The entire lighthouse, with Winstanley and five others inside, was washed away, never to be seen again.
Winstanley was but one of many lighthouse builders celebrated in Britain who battled enormous waves, including four generations of the famous Stevensons of Scotland, the family of Robert Louis Stevenson, author of Treasure Island. (See the first reference for more examples.)

Storm surges amplified by 
bathymetry 


Storm surges, caused by the strong winds of hurricanes and gales, are also very long waves that force huge amounts of water onshore, flooding thousands of square miles of coastline.
As long waves they are also affected by bathymetry.
Generally the shallower the water the higher the storm surge heights and the greater the flooding.
The shape of the sea bottom also affects which parts of the coast are flooded more, but given other factors, such as the variations in the speed of the rotating wind field around the eye of the hurricane, it is usually much more difficult to see this bathymetric effect in the flood water heights measured onshore.
But when storm surge computer models are run, more accurate and higher resolution water depths produce more accurately predicted storm surge heights.

When the tsunami stuck Banda Aceh, it killed many of the senior fishermen, lost with them was much of the traditional knowledge about the waters surrounding Aceh.
Normally, this type of information is handed down father to son, this is their project to try to regain some of that knowledge.
In this community-based bathymetric survey the traditional authorities coordinate the efforts of the fishermen to gather the data in order to map the sea floor.
So far they have mapped 460 km of coastline out to the continental shelf; they have mapped three previously unmapped seamounts, four unmapped geologic faults and eighteen coral areas.
In addition to the physical data they are also documenting key biodiversity areas e.g. shark nurseries, nesting beaches, spawning grounds to support the development of future fisheries management plans.
Note: this project was accomplished for less than 10% of the cost of a normal survey and completed in less than one year.
For further information go to www.konservasi.org

Communicating to the public the importance of bathymetry 


When the author wrote the book listed first in the references, bathymetry ended up being an important part of the story he wanted to tell.
The main objective of the book had been to present a history of marine prediction that would get across to an educated general audience the impact of the sea on their lives and the importance of ocean physics.
The approach was to interweave stories of marine disasters with stories of how scientists and mariners very slowly learned how to predict those moments when the sea would try to kill them.
Most of the dangerous marine phenomena included in the book (tsunamis, storm surges, wind waves and the tides) are long waves, and as a result the importance of bathymetry became apparent in many of the book’s stories.
The importance of bathymetry has been obvious for a long time to mariners, ocean modellers, marine geologists, ocean engineers and others who work on or by the sea, but among the general public only the boating community understands the importance of knowing water depths and the shape of the sea bottom.
To a general audience its importance can sometimes be made clearer when they read stories that show how a knowledge of bathymetry can actually save lives.
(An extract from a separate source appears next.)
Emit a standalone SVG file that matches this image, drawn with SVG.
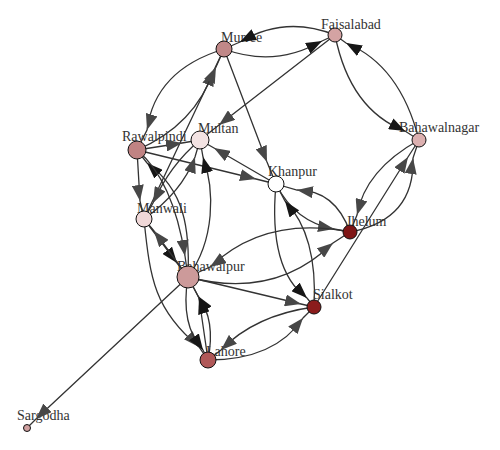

 90m interpolated bathymetric grid with spot-depth values
source : TCarta

In addition to being critical to reliable forecast models, accurate bathymetry is an important part in planning for marine disasters caused by tsunamis and storm surges and large wind waves due to storms.
The public needs to appreciate the importance of bathymetry in identifying those coastal locations most susceptible to catastrophe when these marine hazards strike.
Those in the field of hydrographic surveying understand the importance of accurate bathymetric data, but we need to continue to look for ways to communicate that importance to the general public as well as to those in government who should support these activities.